アルメニアの気候危機リスクを減らす自然を基盤とした解決策

2023年2月2日
Photo: UNDP Armenia

最新の統計によると、アルメニアでは約100年の間に平均気温が1.2℃上昇し、極端な気象現象が20%増加したとされています。複雑な山岳地帯と脆弱な農業地域を持つ内陸国のアルメニアで、気候変動はコミュニティと人々の暮らしに深刻な脅威を与えています。

ゲガルクニク県は、春先の霜、雹、風、干ばつ、土砂崩れなど、アルメニアで最も気候によるリスクや危険にさらされている地域の一つです。なかでも土砂崩れは差し迫った脅威となっています。水分を含んだ土砂が流れ込む流路は状態が悪く、年間を通して泥や瓦礫で埋まってしまっており、春の降雨期と冬の雪解け後には、山々で深刻な問題を引き起こしています。

日本政府の協力の下、国連開発計画(UNDP)がアルメニアで実施しているプロジェクト「気候リスク・レジリエンスに関して国が決定する貢献(NDC)への支援」では、チャンバラク地域において、コミュニティによる流路の清掃と川岸を保護する壁の建設が行われました。これらの活動は、コミュニティの発展を支援し、災害リスクを減らし、さらには気候変動のインパクトから既存の投資や将来の投資を保護するために重要なものです。例えば、土砂災害が起こる可能性があったために何年も遅れが生じていた道路の補修やアスファルト舗装のプロジェクトは、災害リスクが最小限に抑えられたことで、現在では再開できるようになりました。

このプロジェクトの最も重要な点のひとつは、土砂災害が起こるリスクを軽減するために自然を基盤とした解決策をとったことです。河川の護岸工事では、コンクリート擁壁のかわりに、集落近くの採石場から採取した玄武岩質の石や岩を詰めた亜鉛メッキのガビオン(蛇籠)を使用しました。ガビオンは自然の素材を活用しているため、形を変えやすく、排水がしやすいなどの利点があります。また、安価で耐久性にも優れています。

チャンバラクの住民たちは、泥流路の清掃と川岸を保護するためのガビオンの建設は、コミュニティの発展にもプラスの影響を与えていると話しています。

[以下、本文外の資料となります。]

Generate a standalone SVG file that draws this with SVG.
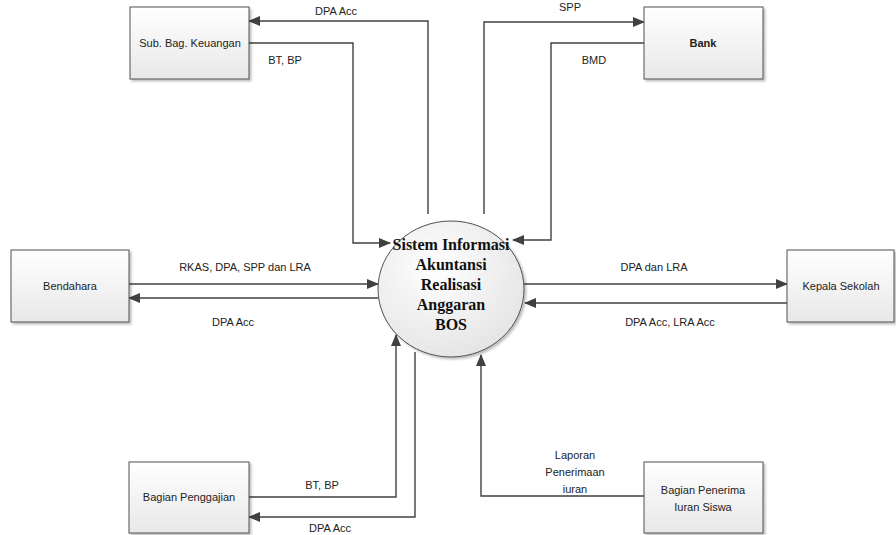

「毎年、夏の時期も含めて流路が機能していなかったので、劣化したコンクリートの壁から泥が流れ出て、庭が水浸しになり、作物にも被害が出ていました」と、コミュニティで教師をしているスザンナ・アバギャンさんは話しています。「流路がきれいになり、ガビオンが設置されたことで、庭や近くの土地で土砂の被害を受ける心配をすることなく、ガーデニングができるようになりました。土砂のために補修ができなかった道路も、早くアスファルトで舗装されることを望んでいます」

このプロジェクトはコミュニティの能力向上にも力を入れており、ガビオンの設置工事などは8人の地元住民によって行われました。それにより、自分たちで同様の工事を行うことができるようになり、ガビオンの維持管理や今後のメンテナンス作業なども適切に行うことが可能になりました。こうした活動は、イベントや集会の場として住民が集う飲食店など、地元企業にもプラスの影響を与えると見られています。

ある飲食店の女性従業員は「土砂崩れで建物の壁が何度も損壊したり、大量のゴミやヘドロがパン屋とその周辺を埋め尽くしたりしていました」と語りました。今回の工事で、今後は土砂災害が起こらなくなることを、彼女は期待しています。

このプロジェクトの成果は、気候変動への適応策とレジリエンスへの投資が多面的な効果をもたらすことを示しています。気候変動の影響が強まるにつれ、適応策、レジリエンス、災害リスクの軽減ツールを強化し、脆弱な人々がそれらを確実に利用できるようにすることがこれまで以上に重要になってきます。

自然を基盤とした解決策を気候変動への適応策に用いることは、生物多様性の損失や気候変動の緩和策など他の課題への対応にも役立ちます。自然を基盤とした解決策のインパクトを測定し、その成功を伝えていくことは、現在と未来の政策を拡充していくのに不可欠です。

日本政府は気候危機が全人類の脅威であると考え、UNDPと連携して各国の気候変動対策を加速させるようリードしています。

2021年、UNDPは気候変動対策に関して「国が決定する貢献(NDC)」の目標を具体的な行動に移すことを目的とした「気候の約束(Climate Promise)」の新フェーズを開始しました。日本政府はこのフェーズの最大の支援国であり、ドイツ、スウェーデン、欧州連合、スペイン、イタリアなどの長年のパートナー、英国、ベルギー、アイスランド、ポルトガルなどの新たなパートナーとともに、この取り組みを加速させるために参加しています。